# STORED RECORDS
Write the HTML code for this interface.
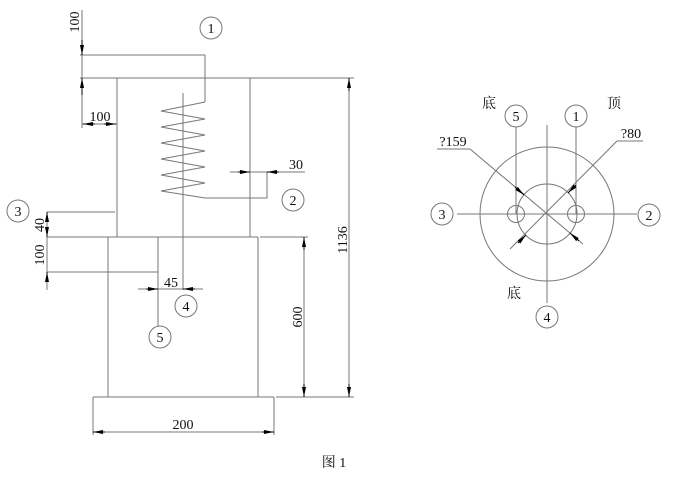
<!DOCTYPE html>
<html><head><meta charset="utf-8"><style>
html,body{margin:0;padding:0;background:#fff;}
svg{display:block;}
text{font-family:"Liberation Serif","Noto Serif CJK SC",serif;fill:#111;font-size:14px;}
</style></head><body>
<svg width="684" height="484" viewBox="0 0 684 484" xmlns="http://www.w3.org/2000/svg">
<defs>
<marker id="a" viewBox="0 0 10 4" refX="10" refY="2" markerWidth="10" markerHeight="4" orient="auto" markerUnits="userSpaceOnUse"><path d="M0,0 L10,2 L0,4 z" fill="#000"/></marker>
</defs>
<g stroke="#777" stroke-width="1" fill="none">
<line x1="117" y1="78" x2="117" y2="237"/><line x1="250" y1="78" x2="250" y2="237"/>
<line x1="80" y1="78" x2="354" y2="78"/>
<line x1="80" y1="55" x2="205" y2="55"/>
<line x1="205" y1="55" x2="205" y2="102"/>
<polyline points="205,102 161,111 205,119 161,127 205,135 161,143 205,151 161,159 205,167 161,175 205,183 161,191 205,198 267,198 267,172"/>
<line x1="183" y1="93" x2="183" y2="290"/>
<line x1="230" y1="172" x2="305" y2="172"/>
<line x1="47" y1="212" x2="115" y2="212"/>
<line x1="47" y1="237" x2="258" y2="237"/>
<line x1="260" y1="237" x2="308" y2="237"/>
<line x1="108" y1="237" x2="108" y2="397"/><line x1="258" y1="237" x2="258" y2="397"/>
<line x1="47" y1="272" x2="158" y2="272"/>
<line x1="158" y1="237" x2="158" y2="326"/>
<line x1="138" y1="289" x2="203" y2="289"/>
<line x1="93" y1="397" x2="274" y2="397"/>
<line x1="276" y1="397" x2="354" y2="397"/>
<line x1="93" y1="397" x2="93" y2="435"/><line x1="274" y1="397" x2="274" y2="435"/>
<line x1="82" y1="10" x2="82" y2="128"/>
<line x1="47" y1="212" x2="47" y2="290"/>
<line x1="304" y1="237" x2="304" y2="397"/>
<line x1="349" y1="78" x2="349" y2="397"/>
<line x1="82" y1="124" x2="117" y2="124"/>
<line x1="93" y1="432" x2="274" y2="432"/>
<circle cx="547" cy="214" r="67"/>
<circle cx="547" cy="214" r="30"/>
<circle cx="516" cy="214" r="8.5"/>
<circle cx="576" cy="214" r="8.5"/>
<line x1="457" y1="214" x2="637" y2="214"/>
<line x1="547" y1="125" x2="547" y2="303"/>
<line x1="516" y1="127" x2="516" y2="214"/>
<line x1="576" y1="127" x2="576" y2="214"/>
<line x1="643" y1="141" x2="617" y2="141"/>
<line x1="617" y1="141" x2="510" y2="249"/>
<line x1="437" y1="149" x2="470" y2="149"/>
<line x1="470" y1="149" x2="583" y2="244"/>
<circle cx="211" cy="28" r="11"/><circle cx="293" cy="200" r="11"/>
<circle cx="18" cy="211" r="11"/><circle cx="186" cy="306" r="11"/>
<circle cx="160" cy="337" r="11"/>
<circle cx="442" cy="214" r="11"/><circle cx="649" cy="215" r="11"/>
<circle cx="516" cy="116" r="11"/><circle cx="576" cy="116" r="11"/>
<circle cx="547" cy="317" r="11"/>
</g>
<g stroke="#000" stroke-width="1" fill="none">
<line x1="82" y1="40" x2="82" y2="55" marker-end="url(#a)"/>
<line x1="82" y1="95" x2="82" y2="78" marker-end="url(#a)"/>
<line x1="95" y1="124" x2="83" y2="124" marker-end="url(#a)"/>
<line x1="104" y1="124" x2="116" y2="124" marker-end="url(#a)"/>
<line x1="238" y1="172" x2="250" y2="172" marker-end="url(#a)"/>
<line x1="279" y1="172" x2="267" y2="172" marker-end="url(#a)"/>
<line x1="47" y1="220" x2="47" y2="212" marker-end="url(#a)"/>
<line x1="47" y1="228" x2="47" y2="237" marker-end="url(#a)"/>
<line x1="47" y1="280" x2="47" y2="272" marker-end="url(#a)"/>
<line x1="146" y1="289" x2="158" y2="289" marker-end="url(#a)"/>
<line x1="195" y1="289" x2="183" y2="289" marker-end="url(#a)"/>
<line x1="304" y1="250" x2="304" y2="237" marker-end="url(#a)"/>
<line x1="304" y1="384" x2="304" y2="397" marker-end="url(#a)"/>
<line x1="349" y1="91" x2="349" y2="78" marker-end="url(#a)"/>
<line x1="349" y1="384" x2="349" y2="397" marker-end="url(#a)"/>
<line x1="105" y1="432" x2="93" y2="432" marker-end="url(#a)"/>
<line x1="262" y1="432" x2="274" y2="432" marker-end="url(#a)"/>
<line x1="576" y1="185" x2="568" y2="193" marker-end="url(#a)"/>
<line x1="518" y1="243" x2="526" y2="235" marker-end="url(#a)"/>
<line x1="515" y1="187" x2="524" y2="195" marker-end="url(#a)"/>
<line x1="579" y1="241" x2="570" y2="233" marker-end="url(#a)"/>
</g>
<g text-anchor="middle">
<text x="211" y="33">1</text><text x="293" y="205">2</text><text x="18" y="216">3</text>
<text x="186" y="311">4</text><text x="160" y="342">5</text>
<text x="442" y="219">3</text><text x="649" y="220">2</text>
<text x="516" y="121">5</text><text x="576" y="121">1</text><text x="547" y="322">4</text>
<text x="100" y="121">100</text>
<text x="296" y="169">30</text>
<text x="171" y="287">45</text>
<text x="183" y="429">200</text>
<text transform="translate(79,22) rotate(-90)">100</text>
<text transform="translate(44,225) rotate(-90)">40</text>
<text transform="translate(44,255) rotate(-90)">100</text>
<text transform="translate(302,317) rotate(-90)">600</text>
<text transform="translate(347,240) rotate(-90)">1136</text>
<text x="453" y="146">?159</text>
<text x="631" y="138">?80</text>
<text x="489" y="108">底</text>
<text x="614" y="108">顶</text>
<text x="514" y="298">底</text>
<text x="334" y="467">图 1</text>
</g>
</svg>
</body></html>
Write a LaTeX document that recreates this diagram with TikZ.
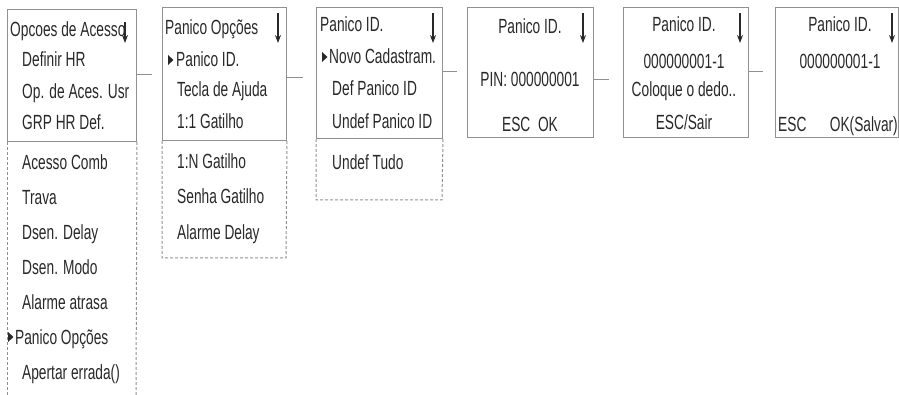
\documentclass[tikz,border=0pt]{standalone}
\usepackage{fontspec}
\setmainfont{Liberation Sans}[FakeStretch=0.67]
\usetikzlibrary{arrows.meta}
\definecolor{linec}{RGB}{145,145,145}
\definecolor{txtc}{RGB}{40,40,40}
\begin{document}
\begin{tikzpicture}[x=1pt,y=-1pt,
  font=\fontsize{20.5}{20.5}\selectfont,
  txt/.style={inner sep=0pt, text=txtc, anchor=base west},
  ctxt/.style={inner sep=0pt, text=txtc, anchor=base},
  rtxt/.style={inner sep=0pt, text=txtc, anchor=base east},
  frame/.style={draw=linec, line width=1pt, anchor=north west, inner sep=0pt},
  dsh/.style={draw=linec, line width=1pt, dash pattern=on 3pt off 2pt},
  conn/.style={draw=linec, line width=1pt},
  dnarrow/.style={-{Stealth[length=8pt,width=6pt]}, line width=1.1pt, draw=txtc},
  ptr/.style={fill=txtc}
]
\useasboundingbox (0,0) rectangle (899,395);

% frames
\node[frame, minimum width=129pt, minimum height=132pt] (b1) at (7,9) {};
\node[frame, minimum width=124pt, minimum height=133pt] (b2) at (162,7) {};
\node[frame, minimum width=126pt, minimum height=131pt] (b3) at (316,7) {};
\node[frame, minimum width=126pt, minimum height=130pt] (b4) at (467,7) {};
\node[frame, minimum width=125pt, minimum height=130pt] (b5) at (623,7) {};
\node[frame, minimum width=123pt, minimum height=130pt] (b6) at (775,7) {};

% dashed continuations
\draw[dsh] (b1.south west) -- (7,395);
\draw[dsh] (b1.south east) -- (136,395);
\draw[dsh] (b2.south west) -- (162,258) -- (286,258) -- (b2.south east);
\draw[dsh] (b3.south west) -- (316,200) -- (442,200) -- (b3.south east);

% connectors
\draw[conn, shorten >=10pt] (b1.east |- 0,75) -- (b2.west |- 0,75);
\draw[conn, shorten >=13pt] (b2.east |- 0,78) -- (b3.west |- 0,78);
\draw[conn, shorten >=10pt] (b3.east |- 0,72) -- (b4.west |- 0,72);
\draw[conn, shorten >=14pt] (b4.east |- 0,80) -- (b5.west |- 0,80);
\draw[conn, shorten >=12pt] (b5.east |- 0,72) -- (b6.west |- 0,72);

% down arrows
\draw[dnarrow] (125,22) -- (125,43);
\draw[dnarrow] (278,13) -- (278,43);
\draw[dnarrow] (433,13) -- (433,43);
\draw[dnarrow] (583,13) -- (583,43);
\draw[dnarrow] (740,13) -- (740,43);
\draw[dnarrow] (892,13) -- (892,43);

% box 1
\node[txt] (t1a) at (10,37) {Opcoes de Acesso};
\node[txt] (t1b) at (22,67) {Definir HR};
\node[txt] (t1c) at (22,99) {Op. de Aces. Usr};
\node[txt] (t1d) at (22,130) {GRP HR Def.};
\node[txt] (t1e) at (22,170) {Acesso Comb};
\node[txt] (t1f) at (22,205) {Trava};
\node[txt] (t1g) at (22,240) {Dsen. Delay};
\node[txt] (t1h) at (22,275) {Dsen. Modo};
\node[txt] (t1i) at (22,309) {Alarme atrasa};
\fill[ptr] (8,332) -- (13.5,337) -- (8,342) -- cycle;
\node[txt] (t1j) at (15,344) {Panico Opções};
\node[txt] (t1k) at (22,379) {Apertar errada()};

% box 2
\node[txt] (t2a) at (165,35) {Panico Opções};
\fill[ptr] (168,55) -- (173.5,60) -- (168,65) -- cycle;
\node[txt] (t2b) at (176,67) {Panico ID.};
\node[txt] (t2c) at (177,97) {Tecla de Ajuda};
\node[txt] (t2d) at (177,129) {1:1 Gatilho};
\node[txt] (t2e) at (177,169) {1:N Gatilho};
\node[txt] (t2f) at (177,204) {Senha Gatilho};
\node[txt] (t2g) at (177,240) {Alarme Delay};

% box 3
\node[txt] (t3a) at (320,32) {Panico ID.};
\fill[ptr] (322,52) -- (327.5,57) -- (322,62) -- cycle;
\node[txt] (t3b) at (329,64) {Novo Cadastram.};
\node[txt] (t3c) at (332,96) {Def Panico ID};
\node[txt] (t3d) at (332,129) {Undef Panico ID};
\node[txt] (t3e) at (332,170) {Undef Tudo};

% box 4
\node[ctxt] (t4a) at (530,34) {Panico ID.};
\node[ctxt] (t4b) at (530,87) {PIN: 000000001};
\node[ctxt] (t4c) at (530,132) {ESC\ \ OK};

% box 5
\node[ctxt] (t5a) at (684,32) {Panico ID.};
\node[ctxt] (t5b) at (684,69) {000000001-1};
\node[ctxt] (t5c) at (684,97) {Coloque o dedo..};
\node[ctxt] (t5d) at (684,130) {ESC/Sair};

% box 6
\node[ctxt] (t6a) at (840,32) {Panico ID.};
\node[ctxt] (t6b) at (840,69) {000000001-1};
\node[txt] (t6c) at (778,132) {ESC};
\node[rtxt] (t6d) at (898,132) {OK(Salvar)};
\end{tikzpicture}
\end{document}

# WRITTEN REQUEST
Scan the lines for the string "this". Pick out every line that has it.

# EXERCISE RESULT
Write the HTML code for this interface.
Write a LaTeX document that recreates this diagram with TikZ.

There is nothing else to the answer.